Transcribe every line from the top down to the line with "import plotly.graph_objects as go", both ends included, but not the pictures.
## begin Information supplied
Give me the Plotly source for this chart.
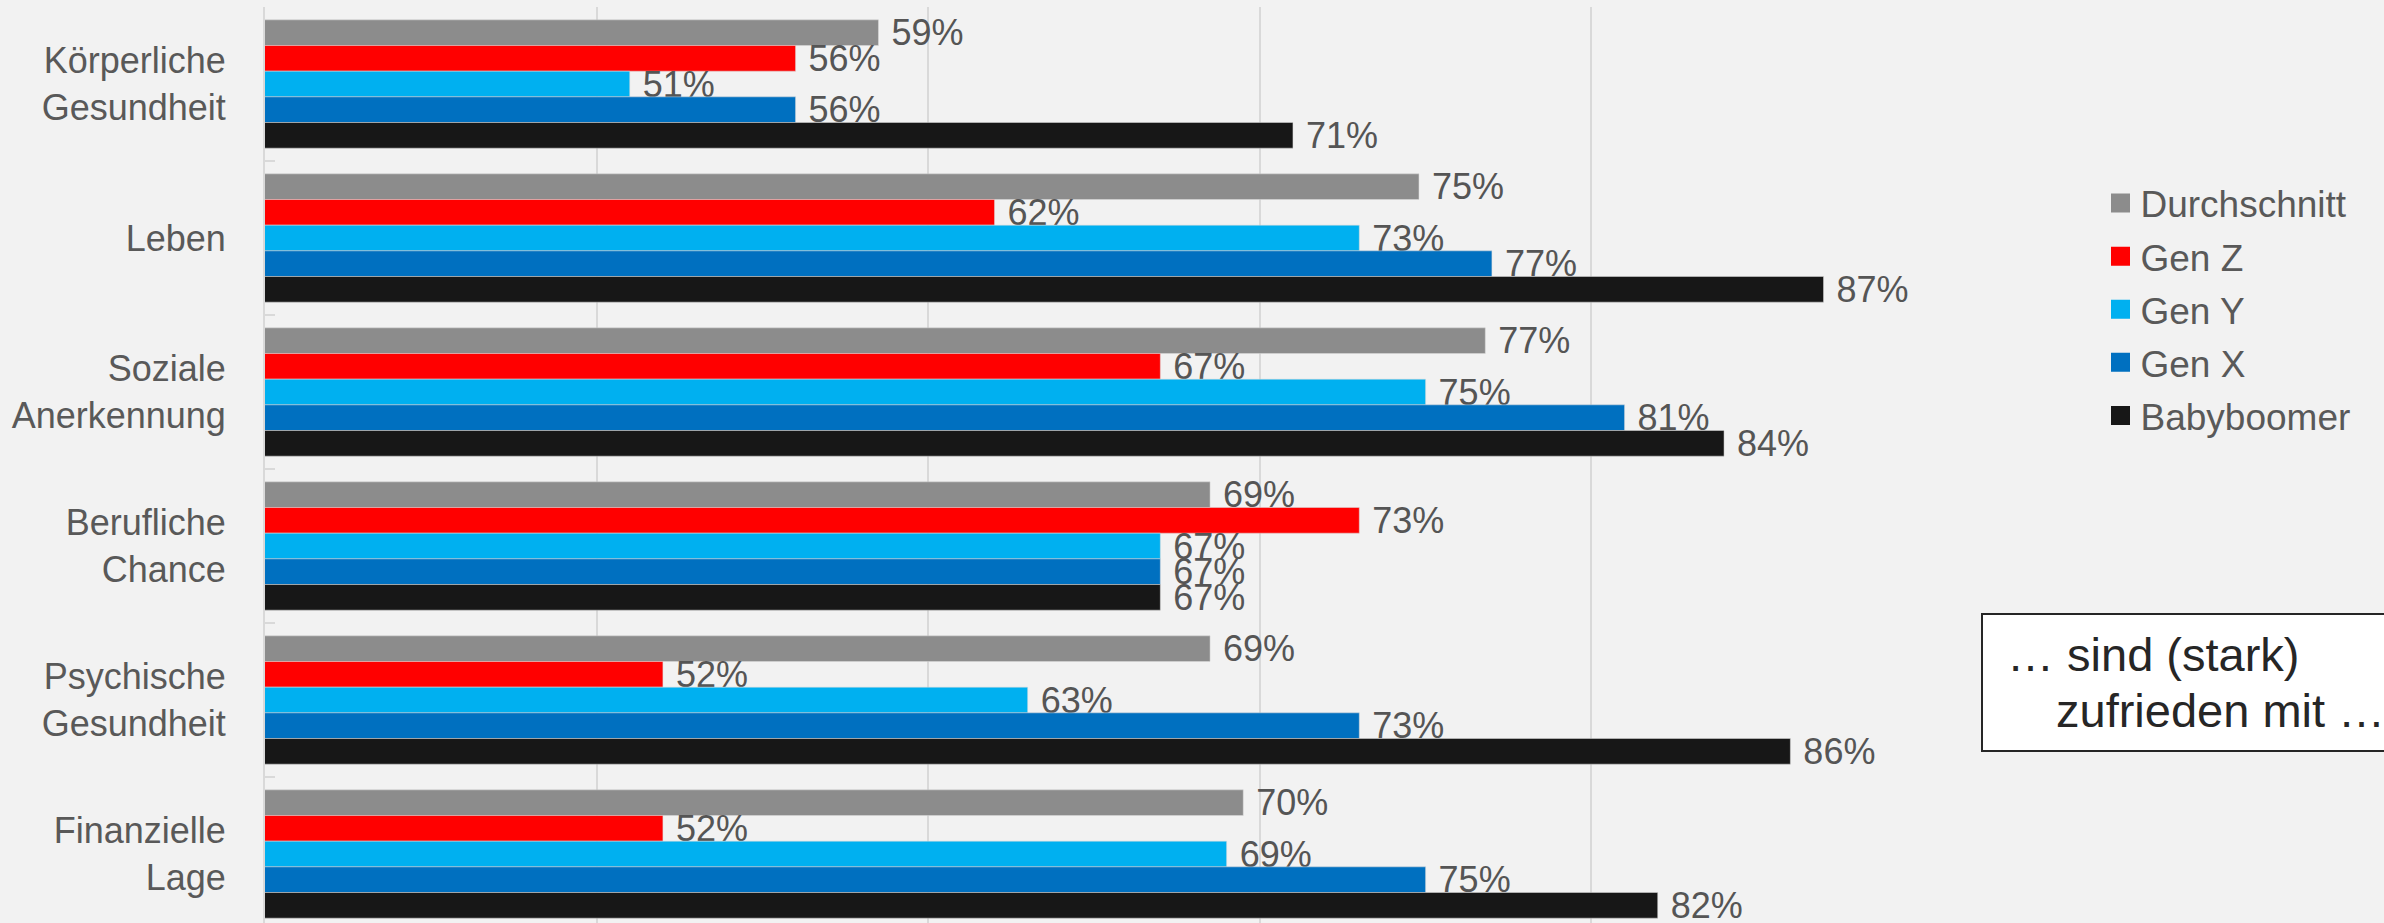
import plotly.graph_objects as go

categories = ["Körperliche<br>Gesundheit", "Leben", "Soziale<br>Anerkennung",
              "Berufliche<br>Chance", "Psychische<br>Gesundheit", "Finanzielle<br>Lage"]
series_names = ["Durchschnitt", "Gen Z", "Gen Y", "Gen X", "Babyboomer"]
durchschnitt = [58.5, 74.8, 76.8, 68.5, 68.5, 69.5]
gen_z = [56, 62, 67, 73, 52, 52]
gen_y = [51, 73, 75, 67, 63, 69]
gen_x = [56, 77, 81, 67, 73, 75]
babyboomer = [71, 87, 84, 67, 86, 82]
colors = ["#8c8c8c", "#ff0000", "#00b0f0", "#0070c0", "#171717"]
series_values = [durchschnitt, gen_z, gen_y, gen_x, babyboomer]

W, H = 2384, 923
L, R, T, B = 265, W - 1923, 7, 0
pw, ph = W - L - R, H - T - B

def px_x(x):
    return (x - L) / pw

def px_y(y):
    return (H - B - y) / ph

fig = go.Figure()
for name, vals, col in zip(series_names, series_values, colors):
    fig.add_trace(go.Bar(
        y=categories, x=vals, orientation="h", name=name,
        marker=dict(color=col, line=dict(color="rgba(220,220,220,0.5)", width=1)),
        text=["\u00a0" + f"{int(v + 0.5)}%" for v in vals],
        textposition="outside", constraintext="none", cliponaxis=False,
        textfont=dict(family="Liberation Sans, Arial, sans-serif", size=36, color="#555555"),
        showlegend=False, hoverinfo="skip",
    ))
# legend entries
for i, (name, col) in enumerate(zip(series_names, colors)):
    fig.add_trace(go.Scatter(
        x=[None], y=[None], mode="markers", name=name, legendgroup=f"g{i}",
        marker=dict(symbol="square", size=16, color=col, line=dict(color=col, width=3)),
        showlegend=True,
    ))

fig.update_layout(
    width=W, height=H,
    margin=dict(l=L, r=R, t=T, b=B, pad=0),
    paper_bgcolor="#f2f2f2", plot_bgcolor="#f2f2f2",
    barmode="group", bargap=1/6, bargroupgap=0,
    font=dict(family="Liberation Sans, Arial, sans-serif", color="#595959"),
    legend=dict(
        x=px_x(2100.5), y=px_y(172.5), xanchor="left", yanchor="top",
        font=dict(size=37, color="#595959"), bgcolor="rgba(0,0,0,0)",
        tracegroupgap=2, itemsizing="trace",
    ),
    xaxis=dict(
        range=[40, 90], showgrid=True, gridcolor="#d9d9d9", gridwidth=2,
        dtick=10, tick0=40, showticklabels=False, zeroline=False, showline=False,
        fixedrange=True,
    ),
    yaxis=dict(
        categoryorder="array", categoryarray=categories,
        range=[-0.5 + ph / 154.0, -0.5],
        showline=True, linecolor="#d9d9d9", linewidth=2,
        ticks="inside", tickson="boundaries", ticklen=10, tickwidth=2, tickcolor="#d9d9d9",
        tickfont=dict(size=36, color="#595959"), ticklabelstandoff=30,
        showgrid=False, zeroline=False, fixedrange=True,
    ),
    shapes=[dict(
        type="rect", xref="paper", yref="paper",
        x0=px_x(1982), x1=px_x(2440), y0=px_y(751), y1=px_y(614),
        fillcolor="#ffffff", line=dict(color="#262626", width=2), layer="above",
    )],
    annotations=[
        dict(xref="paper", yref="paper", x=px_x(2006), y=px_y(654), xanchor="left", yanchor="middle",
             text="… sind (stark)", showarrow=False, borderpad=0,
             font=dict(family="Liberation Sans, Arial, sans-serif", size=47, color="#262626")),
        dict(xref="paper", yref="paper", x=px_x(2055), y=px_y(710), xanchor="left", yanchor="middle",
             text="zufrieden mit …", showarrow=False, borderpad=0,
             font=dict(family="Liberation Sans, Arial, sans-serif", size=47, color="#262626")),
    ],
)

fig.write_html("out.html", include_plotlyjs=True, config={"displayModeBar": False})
## end Information supplied
◆ Solution for this problem:
Give me the Plotly source for this chart.
import plotly.graph_objects as go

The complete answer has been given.